The notes for the log drums Billone asks for are very difficult to make and do not exist in factory-made log drums. You can try to make them yourself with well-resonating wood. I bought both the small and the large versions of the ready-made log drums from Kolberg (logdrum 1 and logdrum 2) , and asked for interesting intervals at the factory (I got E-C-C#-F#). They are quite pricy, but they have a smart stand and are quite light to travel with.
For the woodblock Billone asks for, I bought mine from Boris Müller, an excellent percussionist who builds excellent instruments. He makes woodblocks and slit drums in any tone you want. They are also quite pricy, but you have them for a lifetime if you treat them correctly.

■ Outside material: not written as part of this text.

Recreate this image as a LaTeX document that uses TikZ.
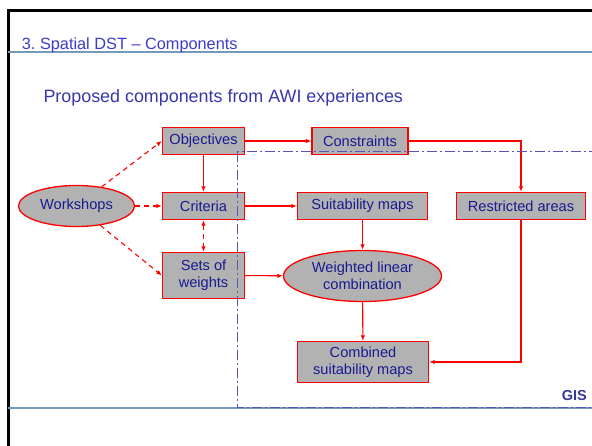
\documentclass[tikz,border=0pt]{standalone}
\usepackage{fontspec}
\setmainfont{Liberation Sans}
\usetikzlibrary{shapes.geometric,arrows.meta}
\frenchspacing
\definecolor{boxfill}{RGB}{178,178,178}
\definecolor{boxtext}{RGB}{26,26,145}
\definecolor{titleblue}{RGB}{60,60,200}
\definecolor{subblue}{RGB}{55,55,170}
\definecolor{rulegray}{RGB}{115,155,185}
\definecolor{gisblue}{RGB}{55,55,150}
\definecolor{framedash}{RGB}{85,85,185}

\begin{document}
\begin{tikzpicture}[x=1pt,y=-1pt,
  nodefont/.style={font=\fontsize{14.6}{16.8}\selectfont},
  comp/.style={rectangle, draw=red, line width=1.3pt, fill=boxfill, text=boxtext,
    nodefont, align=center, inner sep=0pt},
  oval/.style={ellipse, draw=red, line width=1.3pt, fill=boxfill, text=boxtext,
    nodefont, align=center, inner sep=0pt},
  tip/.tip={Latex[length=5.5pt,width=4.5pt]},
  flow/.style={draw=red, line width=1.1pt, -tip},
  link/.style={flow, dash pattern=on 5pt off 4pt},
  rulebar/.style={draw=rulegray, line width=1.8pt},
  gisframe/.style={draw=framedash, line width=1pt, dash pattern=on 10pt off 3pt on 2pt off 3pt},
]
\useasboundingbox (0,0) rectangle (592,446);

% slide frame and rules
\draw[line width=3pt, black] (8.5,446) -- (8.5,10.5) -- (592,10.5);
\draw[rulebar] (8,52) -- (592,52);
\draw[rulebar] (8,408) -- (592,408);

% headings
\node[anchor=base west, inner sep=0pt, text=titleblue, font=\fontsize{16.3}{18}\selectfont]
  (title) at (21.7,49.3) {3. Spatial DST -- Components};
\node[anchor=base west, inner sep=0pt, text=subblue, font=\fontsize{17.9}{20}\selectfont]
  (subtitle) at (43.3,102.7) {Proposed components from AWI experiences};

% components
\node[oval, minimum width=116pt, minimum height=41pt] (ws) at (76.5,206) {Workshops};
\node[comp, minimum width=82pt, minimum height=27pt] (obj) at (203.5,141) {Objectives};
\node[comp, minimum width=82pt, minimum height=27pt] (crit) at (203.5,206) {Criteria};
\node[comp, minimum width=82pt, minimum height=46pt] (sets) at (203.5,275.5) {Sets of\\weights};
\node[comp, minimum width=96pt, minimum height=27pt] (cons) at (360,141) {Constraints};
\node[comp, minimum width=130pt, minimum height=27pt] (suit) at (362.5,206) {Suitability maps};
\node[comp, minimum width=129pt, minimum height=27pt] (restr) at (521,206) {Restricted areas};
\node[oval, minimum width=158pt, minimum height=51pt] (wlc) at (362.5,276) {Weighted linear\\combination};
\node[comp, minimum width=131pt, minimum height=41pt] (comb) at (363,362) {Combined\\suitability maps};

% connectors
\draw[link] (ws) -- (obj.west);
\draw[link] (ws) -- (crit);
\draw[link] (ws) -- (sets.west);
\draw[flow] (obj) -- (crit);
\draw[link, tip-tip] (crit) -- (sets);
\draw[flow] (obj) -- (cons);
\draw[flow] (crit) -- (suit);
\draw[flow] (sets) -- (wlc);
\draw[flow] (suit) -- (wlc);
\draw[flow] (wlc) -- (comb);
\draw[flow] (cons.east) -| (restr.north);
\draw[flow] (restr.south) |- (comb.east);

% GIS region
\coordinate (gisNW) at (237,152);
\coordinate (gisSE) at (604,407);
\draw[gisframe] (gisNW) rectangle (gisSE);
\node[anchor=base east, inner sep=0pt, text=gisblue, font=\bfseries\fontsize{14.5}{16}\selectfont]
  (gis) at (587,400.7) {GIS};
\end{tikzpicture}
\end{document}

Other options are also possible, depending on your budget and taste.
It is best to mount the log drums and woodblock in a way that the edges of the different instruments are not “smooth” but a bit like a small stairway. In this way, when playing the glissandi Billone asks for, you get a resistance in the mallets, which makes the playing more articulate.

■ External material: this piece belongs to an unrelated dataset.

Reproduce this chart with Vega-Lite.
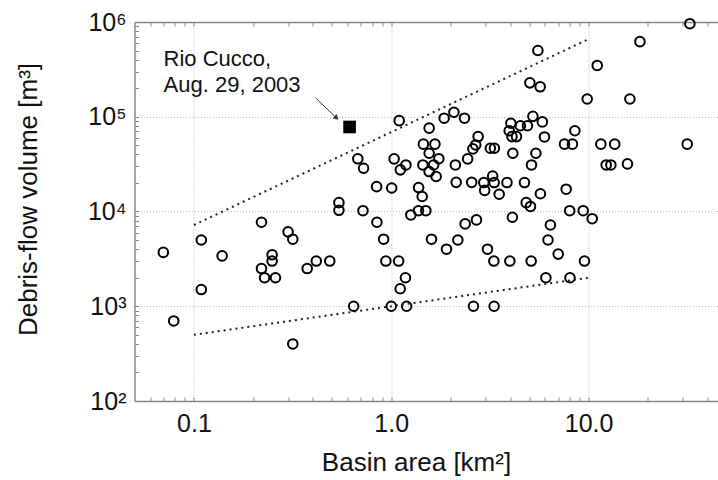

First of all make sure you have a practice set of mallets next to the mallets you plan to use for the concerts. The glissando style playing easily wears the mallets out, so it is advised to have a set of cheaper mallets to study the piece. Billone asks for four types of mallets.
I used one trap table at the low end of the marimba and used the part of the marimba that is not played through the piece as another trap table, covering it with a black cloth. Make sure your trap table has a soft cloth on top as well, so you have as few contact noises as possible. Also be certain that it is big enough to comfortably put all mallets except the hardest ones next to each other. Put the trap table in a sufficiently low position or sufficiently to the side, so it doesn’t block the view of the marimba. In some parts of the piece, where only the hands are used, I use the cords between the black keys of the marimba as an extra “trap table” when the playing area allows it.
When purchasing a normal Peking opera gong, you will find only two holes drilled in the instrument normally. It will be necessary to drill two more holes on the opposite side of the existing holes with a cobalt drill head to mount it properly. The gong is mounted with a normal marimba cord or similar cord; one side goes around the neck and the other side around the waist, mounting the gong on the chest. By bending over slightly, the gong will hang “freely” and can be played as if it were normally mounted on a stand.